The Trace Issue


Borrowed Warmth, One Leaf, The Break That Lingers, Hold the Weight, Paying Attention, The Lake Knows.

The trace issue / May 2, 2026

Welcome to The Trace Issue, where everything this week is about what stays after the moment is gone. Some things burn bright and leave almost nothing behind. My original poem Leave Some for Me opens this issue with exactly that tension, the wish to hold onto warmth before the cold moves in. It is a small poem about a human instinct, because we always reach for what is already leaving.

This week we move through trace in every form. A poet who sharpened her entire body of work in a single year and died at twenty-four. A sentence that breaks before it finishes, because some things are stronger left unspoken.

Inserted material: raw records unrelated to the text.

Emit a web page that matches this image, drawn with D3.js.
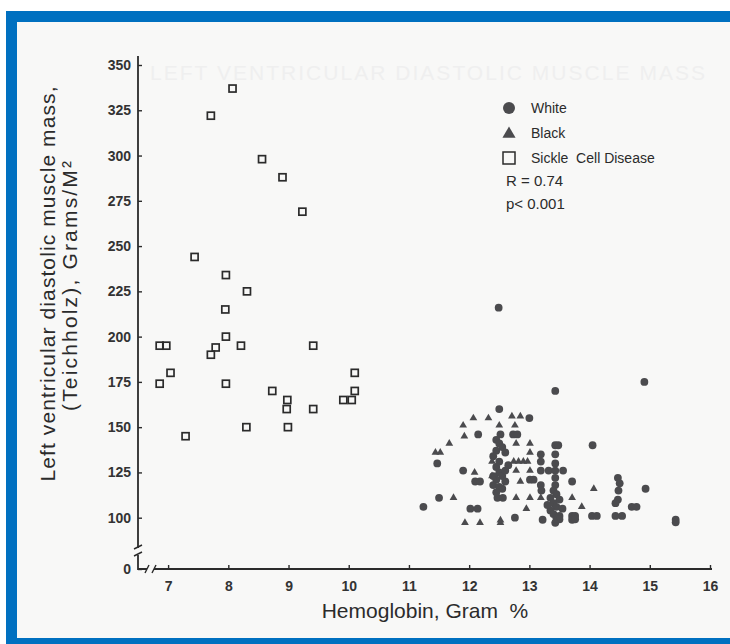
<!DOCTYPE html>
<head>
  <meta charset="utf-8">
  <script src="https://d3js.org/d3.v7.min.js"></script>
  <style>
    body { margin:0; background:#fff; }
    text { font-family: "Liberation Sans", Arial, sans-serif; fill:#2b2b2b; }
  </style>
</head>
<body>
<script>
  // hemoglobin (g %) vs LV diastolic muscle mass (g/m2)
  var sickle = [
    [8.07,337],[7.71,322],[8.56,298],[8.9,288],[9.23,269],[7.44,244],[7.96,234],[8.31,225],
    [7.95,215],[7.96,200],[6.86,195],[6.97,195],[7.04,180],[6.86,174],[7.29,145],[7.71,190],
    [7.79,194],[7.96,174],[8.21,195],[8.3,150],[8.73,170],[8.98,165],[8.97,160],[8.99,150],
    [9.41,195],[9.41,160],[9.91,165],[10.05,165],[10.1,180],[10.1,170]
  ];
  var white = [
    [12.49,216],[14.91,175],[13.43,170],[12.5,160],[13.0,155],[12.15,146],[12.52,146],[12.73,146],
    [12.8,146],[13.43,140],[13.48,140],[14.05,140],[13.19,135],[13.43,135],[13.19,131],[13.43,130],
    [11.47,130],[11.9,126],[13.19,126],[13.32,126],[13.43,126],[13.56,126],[13.71,120],[13.01,121],
    [13.07,121],[12.1,120],[12.18,120],[13.19,118],[13.2,115],[13.43,122],[13.43,118],
    [14.47,122],[14.5,119],[14.48,115],[14.47,110],[14.43,108],[14.93,116],[11.5,111],[12.47,111],
    [12.56,111],[11.24,106],[12.02,105],[12.14,105],[14.7,106],[14.78,106],[12.76,100],[13.71,101],
    [13.76,101],[14.04,101],[14.12,101],[14.43,101],[14.54,101],[13.71,96],[13.76,97],[13.22,96],
    [13.43,90],[15.43,96],[15.43,91],
    [12.45,143],[12.5,141],[12.55,139],[12.45,137],[12.4,134],[12.6,136],[12.45,128],[12.5,125],
    [12.55,123],[12.45,121],[12.6,120],[12.4,118],[12.5,117],[12.55,116],[12.45,114],[12.6,126],
    [12.65,129],[12.5,131],[12.4,123],
    [13.4,115],[13.45,113],[13.35,111],[13.5,110],[13.4,108],[13.45,106],[13.55,105],[13.35,104],
    [13.4,102],[13.5,101],[13.45,99],[13.3,107],[13.5,97]
  ];
  var black = [
    [12.07,155],[12.32,155],[12.71,156],[12.85,156],[11.9,151],[12.5,151],[12.76,151],[11.92,145],
    [12.78,141],[13.01,141],[11.67,141],[11.44,136],[11.52,136],[13.01,136],[12.74,131],[12.82,131],
    [12.9,131],[12.97,131],[12.38,131],[12.09,125],[12.78,126],[13.01,126],[12.38,123],[12.85,120],
    [11.74,111],[12.78,111],[13.01,111],[13.19,111],[13.71,111],[12.95,105],[13.87,106],[14.07,116],
    [12.52,95],[11.93,90],[12.18,90],[12.52,90],[13.43,95]
  ];
  var xTicks = [7, 8, 9, 10, 11, 12, 13, 14, 15, 16];
  var yTicks = [0, 100, 125, 150, 175, 200, 225, 250, 275, 300, 325, 350];
  var legendLabels = ["White", "Black", "Sickle  Cell Disease"];
  var statLabels = ["R = 0.74", "p< 0.001"];

  var W = 730, H = 644;
  var ink = "#2b2b2b", dot = "#4b4b4e";

  var svg = d3.select("body").append("svg")
    .attr("width", W)
    .attr("height", H);

  // scanned page inside the blue frame
  svg.append("rect").attr("x", 6).attr("y", 11).attr("width", W - 6).attr("height", H - 11)
    .attr("fill", "#0070c0");
  svg.append("rect").attr("x", 17).attr("y", 22).attr("width", W - 17).attr("height", 616)
    .attr("fill", "#f8f8f7");

  // faint show-through from the back of the page
  svg.append("text")
    .attr("x", 150).attr("y", 80)
    .attr("textLength", 555)
    .style("font-size", "21px")
    .style("fill", "#efefef")
    .text("LEFT VENTRICULAR DIASTOLIC MUSCLE MASS");

  var x = d3.scaleLinear().domain([6.5, 16]).range([138, 710]);
  var y = d3.scaleLinear().domain([0, 100, 350]).range([569, 517.7, 65]);

  // y axis
  var gy = svg.append("g")
    .attr("transform", "translate(138,0)")
    .call(d3.axisLeft(y).tickValues(yTicks).tickSizeInner(-4).tickSizeOuter(0).tickPadding(7));
  gy.select(".domain").remove();

  // x axis
  var gx = svg.append("g")
    .attr("transform", "translate(0,569)")
    .call(d3.axisBottom(x).tickValues(xTicks).tickSizeInner(-4).tickSizeOuter(0).tickPadding(12));
  gx.select(".domain").remove();

  svg.selectAll(".tick line").attr("stroke", ink).attr("stroke-width", 1.4);
  svg.selectAll(".tick text")
    .style("font-size", "14px")
    .style("font-weight", "bold")
    .style("fill", "#333")
    .attr("font-family", null);

  // axis lines with the broken-scale marks
  var axisPath = "M138,56V548 M138,555V569H147 M154,569H712";
  svg.append("path").attr("d", axisPath)
    .attr("fill", "none").attr("stroke", ink).attr("stroke-width", 1.8);
  svg.append("path")
    .attr("d", "M134,549L142,545 M134,556L142,552 M145,573L149,565 M152,573L156,565")
    .attr("fill", "none").attr("stroke", ink).attr("stroke-width", 1.4);

  // sickle cell: open squares
  svg.selectAll("rect.sickle")
    .data(sickle)
    .enter().append("rect")
    .attr("class", "sickle")
    .attr("x", function(d) { return x(d[0]) - 3.5; })
    .attr("y", function(d) { return y(d[1]) - 3.5; })
    .attr("width", 7).attr("height", 7)
    .attr("fill", "none").attr("stroke", ink).attr("stroke-width", 1.7);

  // white: filled circles
  svg.selectAll("circle.white")
    .data(white)
    .enter().append("circle")
    .attr("class", "white")
    .attr("cx", function(d) { return x(d[0]); })
    .attr("cy", function(d) { return y(d[1]); })
    .attr("r", 3.9)
    .attr("fill", dot);

  // black: filled triangles
  var tri = d3.symbol().type(d3.symbolTriangle).size(26);
  svg.selectAll("path.black")
    .data(black)
    .enter().append("path")
    .attr("class", "black")
    .attr("d", tri)
    .attr("transform", function(d) { return "translate(" + x(d[0]) + "," + y(d[1]) + ")"; })
    .attr("fill", dot);

  // legend
  var lg = svg.append("g").attr("transform", "translate(509,108)");
  lg.append("circle").attr("r", 6).attr("fill", dot);
  lg.append("path").attr("d", d3.symbol().type(d3.symbolTriangle).size(75))
    .attr("transform", "translate(0,26)").attr("fill", dot);
  lg.append("rect").attr("x", -6).attr("y", 44).attr("width", 12).attr("height", 12)
    .attr("fill", "none").attr("stroke", ink).attr("stroke-width", 1.5);
  lg.selectAll("text.lab")
    .data(legendLabels)
    .enter().append("text")
    .attr("class", "lab")
    .attr("x", 22)
    .attr("y", function(d, i) { return 5 + i * 25; })
    .style("font-size", "14px")
    .style("white-space", "pre")
    .text(function(d) { return d; });
  lg.selectAll("text.stat")
    .data(statLabels)
    .enter().append("text")
    .attr("class", "stat")
    .attr("x", -3)
    .attr("y", function(d, i) { return 78 + i * 23; })
    .style("font-size", "15px")
    .text(function(d) { return d; });

  // axis titles
  svg.append("text")
    .attr("x", 425).attr("y", 618)
    .attr("text-anchor", "middle")
    .style("font-size", "21px")
    .style("white-space", "pre")
    .text("Hemoglobin, Gram  %");

  svg.append("text")
    .attr("transform", "translate(55,284) rotate(-90)")
    .attr("text-anchor", "middle")
    .attr("textLength", 395)
    .style("font-size", "21px")
    .text("Left ventricular diastolic muscle mass,");
  svg.append("text")
    .attr("transform", "translate(77,286) rotate(-90)")
    .attr("text-anchor", "middle")
    .attr("textLength", 250)
    .style("font-size", "21px")
    .text("(Teichholz), Grams/M\u00b2");
</script>
</body>
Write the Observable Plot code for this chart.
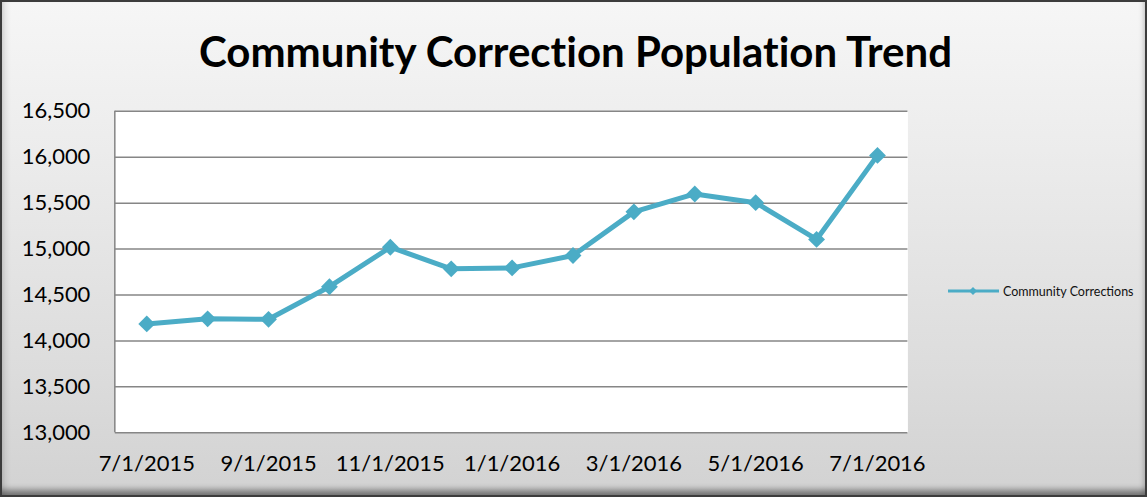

A thirty-one syllable form built entirely around what it refuses to say. Six writers who knew something was slipping and wrote it down anyway. And one study that found the antidote to loneliness is not other people but the outdoors, alone, and paying close attention.

Read slowly, mark the lines that catch, and then go outside by yourself and notice something.

Until next time, stay in the trace.

Jason
jasonzguest.com


In this issue:

Featured Poem

Leave Some for Me


Echoes

Brief, but Marked: Ichiyō Higuchi


Devices

Aposiopesis


Craft

Behind the Form: Waka


Linger

What Stays Without Asking


Final Thought

One Thing Worth Knowing

Featured Poem

Leave Some for Me

Leave Some for Me
by Jason Z Guest

The sun burned concrete on every outdoor surface of my home.
I wish I had stuffed a bit of it inside my pocket
to slide into these boots as we approached the bitingly cold gloam.

Echoes

Brief, but Marked: Ichiyō Higuchi

On this day in 1872, Ichiyō Higuchi was born in Tokyo, the daughter of a man who had bought low-ranking samurai status just before the Meiji Restoration made it nearly meaningless. He died when she was still a teenager, and the family slipped into poverty. Her mother kept the household going, but the burden was shared, and it was heavy. Ichiyō stepped into it early, with few options and no safety net. She wrote anyway, not as escape, but as one of the only doors available.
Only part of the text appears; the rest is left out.